* Task requirements
Retype the lines beneath this one, from the first through the line containing "516, 516, 516];". Pictures are left out.

* Source data
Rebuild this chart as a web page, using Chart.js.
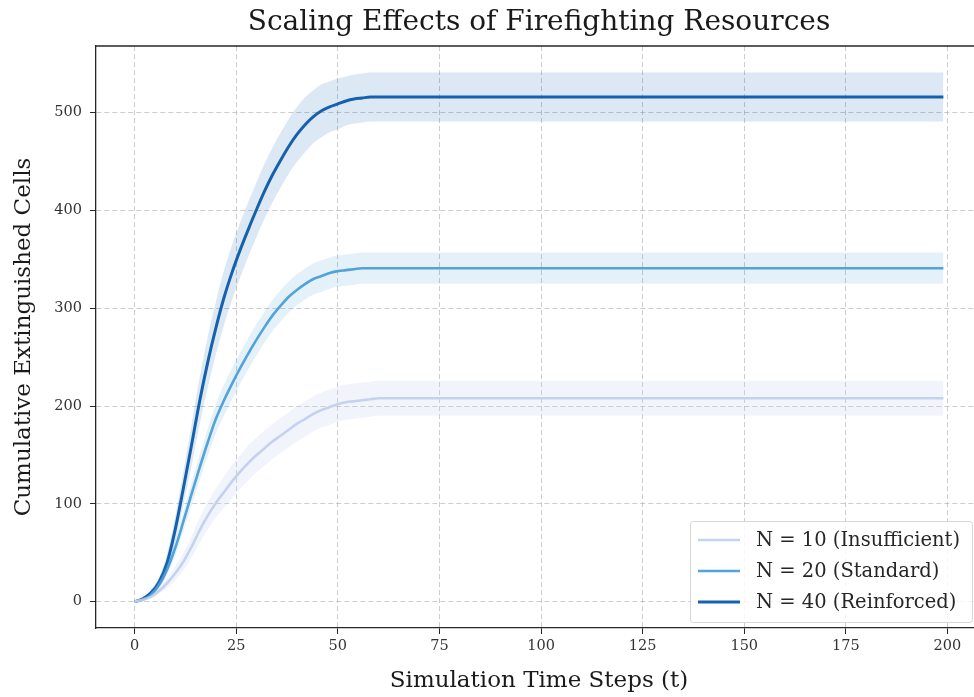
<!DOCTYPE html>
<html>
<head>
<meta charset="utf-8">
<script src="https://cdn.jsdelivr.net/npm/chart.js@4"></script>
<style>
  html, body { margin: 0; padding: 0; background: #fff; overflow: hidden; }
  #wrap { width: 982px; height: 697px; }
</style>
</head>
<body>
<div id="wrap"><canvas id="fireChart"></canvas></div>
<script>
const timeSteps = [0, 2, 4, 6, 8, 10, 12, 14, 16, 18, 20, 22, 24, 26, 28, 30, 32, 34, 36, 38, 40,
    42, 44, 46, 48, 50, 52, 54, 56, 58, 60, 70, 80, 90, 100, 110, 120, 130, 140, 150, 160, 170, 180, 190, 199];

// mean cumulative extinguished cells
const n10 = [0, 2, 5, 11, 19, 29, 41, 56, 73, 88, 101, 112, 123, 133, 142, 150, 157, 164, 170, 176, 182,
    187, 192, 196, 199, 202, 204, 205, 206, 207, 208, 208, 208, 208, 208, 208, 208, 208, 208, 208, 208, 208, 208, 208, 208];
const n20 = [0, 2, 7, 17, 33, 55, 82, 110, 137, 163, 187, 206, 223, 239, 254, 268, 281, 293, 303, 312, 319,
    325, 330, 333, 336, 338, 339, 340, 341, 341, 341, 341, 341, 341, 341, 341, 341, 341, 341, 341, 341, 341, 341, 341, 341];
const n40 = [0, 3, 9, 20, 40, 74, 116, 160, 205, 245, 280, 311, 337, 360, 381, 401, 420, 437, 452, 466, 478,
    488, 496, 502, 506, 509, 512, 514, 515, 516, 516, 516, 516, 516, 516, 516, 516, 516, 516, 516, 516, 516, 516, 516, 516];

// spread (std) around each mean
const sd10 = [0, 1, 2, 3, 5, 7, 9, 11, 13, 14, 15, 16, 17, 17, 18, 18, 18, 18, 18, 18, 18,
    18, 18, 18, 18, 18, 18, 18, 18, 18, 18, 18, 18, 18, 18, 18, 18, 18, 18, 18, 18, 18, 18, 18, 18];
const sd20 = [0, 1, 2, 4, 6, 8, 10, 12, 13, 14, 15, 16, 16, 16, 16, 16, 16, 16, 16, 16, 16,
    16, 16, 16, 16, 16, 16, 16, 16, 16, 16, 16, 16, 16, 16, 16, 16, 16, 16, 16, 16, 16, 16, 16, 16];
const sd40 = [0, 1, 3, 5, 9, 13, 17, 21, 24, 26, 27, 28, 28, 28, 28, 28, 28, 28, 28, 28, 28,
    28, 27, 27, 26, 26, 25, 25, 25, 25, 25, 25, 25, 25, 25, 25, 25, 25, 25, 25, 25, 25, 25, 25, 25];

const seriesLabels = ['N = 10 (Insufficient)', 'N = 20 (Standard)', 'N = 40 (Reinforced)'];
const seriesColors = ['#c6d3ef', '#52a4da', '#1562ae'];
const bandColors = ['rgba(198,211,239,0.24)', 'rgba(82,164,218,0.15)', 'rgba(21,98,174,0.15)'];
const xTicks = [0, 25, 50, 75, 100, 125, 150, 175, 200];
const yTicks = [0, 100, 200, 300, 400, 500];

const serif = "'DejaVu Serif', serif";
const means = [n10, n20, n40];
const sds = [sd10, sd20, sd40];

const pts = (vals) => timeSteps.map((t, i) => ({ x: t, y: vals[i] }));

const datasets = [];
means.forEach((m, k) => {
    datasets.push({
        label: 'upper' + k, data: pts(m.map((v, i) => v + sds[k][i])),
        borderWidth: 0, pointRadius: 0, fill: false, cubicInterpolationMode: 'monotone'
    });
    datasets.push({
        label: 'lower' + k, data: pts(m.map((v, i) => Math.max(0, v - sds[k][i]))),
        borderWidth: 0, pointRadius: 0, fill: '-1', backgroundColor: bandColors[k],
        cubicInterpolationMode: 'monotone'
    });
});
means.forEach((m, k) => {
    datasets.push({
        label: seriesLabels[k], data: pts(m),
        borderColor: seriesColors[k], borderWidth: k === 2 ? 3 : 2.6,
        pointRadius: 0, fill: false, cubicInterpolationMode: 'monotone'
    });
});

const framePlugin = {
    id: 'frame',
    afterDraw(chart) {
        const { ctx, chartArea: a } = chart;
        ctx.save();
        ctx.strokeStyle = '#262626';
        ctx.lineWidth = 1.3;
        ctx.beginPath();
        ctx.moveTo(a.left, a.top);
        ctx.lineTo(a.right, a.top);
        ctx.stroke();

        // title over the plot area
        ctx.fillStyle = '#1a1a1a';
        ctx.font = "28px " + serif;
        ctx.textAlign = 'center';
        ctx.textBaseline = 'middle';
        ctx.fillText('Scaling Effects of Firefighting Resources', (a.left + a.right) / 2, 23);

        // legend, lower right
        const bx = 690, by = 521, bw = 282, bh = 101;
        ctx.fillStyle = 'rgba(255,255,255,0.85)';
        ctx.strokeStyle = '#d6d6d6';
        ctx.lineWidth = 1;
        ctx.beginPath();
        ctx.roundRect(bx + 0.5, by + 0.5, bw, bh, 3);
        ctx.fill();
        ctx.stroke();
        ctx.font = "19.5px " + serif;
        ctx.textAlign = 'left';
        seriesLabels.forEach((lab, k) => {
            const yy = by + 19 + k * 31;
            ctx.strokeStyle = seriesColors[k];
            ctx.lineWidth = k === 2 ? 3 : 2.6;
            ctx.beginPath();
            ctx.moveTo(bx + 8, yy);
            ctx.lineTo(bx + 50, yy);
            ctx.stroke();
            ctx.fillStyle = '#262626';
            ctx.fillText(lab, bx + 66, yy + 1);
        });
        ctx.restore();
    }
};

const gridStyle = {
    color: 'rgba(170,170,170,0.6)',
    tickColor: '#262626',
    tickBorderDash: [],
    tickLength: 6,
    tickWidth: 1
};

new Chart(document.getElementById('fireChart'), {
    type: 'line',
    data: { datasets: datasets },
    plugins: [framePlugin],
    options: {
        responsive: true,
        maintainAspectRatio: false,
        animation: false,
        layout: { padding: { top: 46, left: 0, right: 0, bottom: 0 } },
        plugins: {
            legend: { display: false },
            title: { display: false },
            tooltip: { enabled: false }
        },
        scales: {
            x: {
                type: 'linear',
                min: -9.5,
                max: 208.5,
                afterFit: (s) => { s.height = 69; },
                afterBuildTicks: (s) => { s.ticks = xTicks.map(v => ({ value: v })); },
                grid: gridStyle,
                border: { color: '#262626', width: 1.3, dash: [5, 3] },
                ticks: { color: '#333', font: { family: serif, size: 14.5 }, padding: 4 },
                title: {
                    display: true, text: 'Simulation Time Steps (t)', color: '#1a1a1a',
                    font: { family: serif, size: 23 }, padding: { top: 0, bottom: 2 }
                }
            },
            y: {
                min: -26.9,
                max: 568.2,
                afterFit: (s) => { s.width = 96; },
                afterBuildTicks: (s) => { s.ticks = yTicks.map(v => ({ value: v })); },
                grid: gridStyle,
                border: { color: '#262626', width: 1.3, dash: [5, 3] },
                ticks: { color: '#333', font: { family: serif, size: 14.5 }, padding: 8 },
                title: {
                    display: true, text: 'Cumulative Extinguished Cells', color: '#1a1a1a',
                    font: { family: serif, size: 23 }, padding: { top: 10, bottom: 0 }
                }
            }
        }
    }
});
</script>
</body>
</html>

* Worked answer
Rebuild this chart as a web page, using Chart.js.
<!DOCTYPE html>
<html>
<head>
<meta charset="utf-8">
<script src="https://cdn.jsdelivr.net/npm/chart.js@4"></script>
<style>
  html, body { margin: 0; padding: 0; background: #fff; overflow: hidden; }
  #wrap { width: 982px; height: 697px; }
</style>
</head>
<body>
<div id="wrap"><canvas id="fireChart"></canvas></div>
<script>
const timeSteps = [0, 2, 4, 6, 8, 10, 12, 14, 16, 18, 20, 22, 24, 26, 28, 30, 32, 34, 36, 38, 40,
    42, 44, 46, 48, 50, 52, 54, 56, 58, 60, 70, 80, 90, 100, 110, 120, 130, 140, 150, 160, 170, 180, 190, 199];

// mean cumulative extinguished cells
const n10 = [0, 2, 5, 11, 19, 29, 41, 56, 73, 88, 101, 112, 123, 133, 142, 150, 157, 164, 170, 176, 182,
    187, 192, 196, 199, 202, 204, 205, 206, 207, 208, 208, 208, 208, 208, 208, 208, 208, 208, 208, 208, 208, 208, 208, 208];
const n20 = [0, 2, 7, 17, 33, 55, 82, 110, 137, 163, 187, 206, 223, 239, 254, 268, 281, 293, 303, 312, 319,
    325, 330, 333, 336, 338, 339, 340, 341, 341, 341, 341, 341, 341, 341, 341, 341, 341, 341, 341, 341, 341, 341, 341, 341];
const n40 = [0, 3, 9, 20, 40, 74, 116, 160, 205, 245, 280, 311, 337, 360, 381, 401, 420, 437, 452, 466, 478,
    488, 496, 502, 506, 509, 512, 514, 515, 516, 516, 516, 516, 516, 516, 516, 516, 516, 516, 516, 516, 516, 516, 516, 516];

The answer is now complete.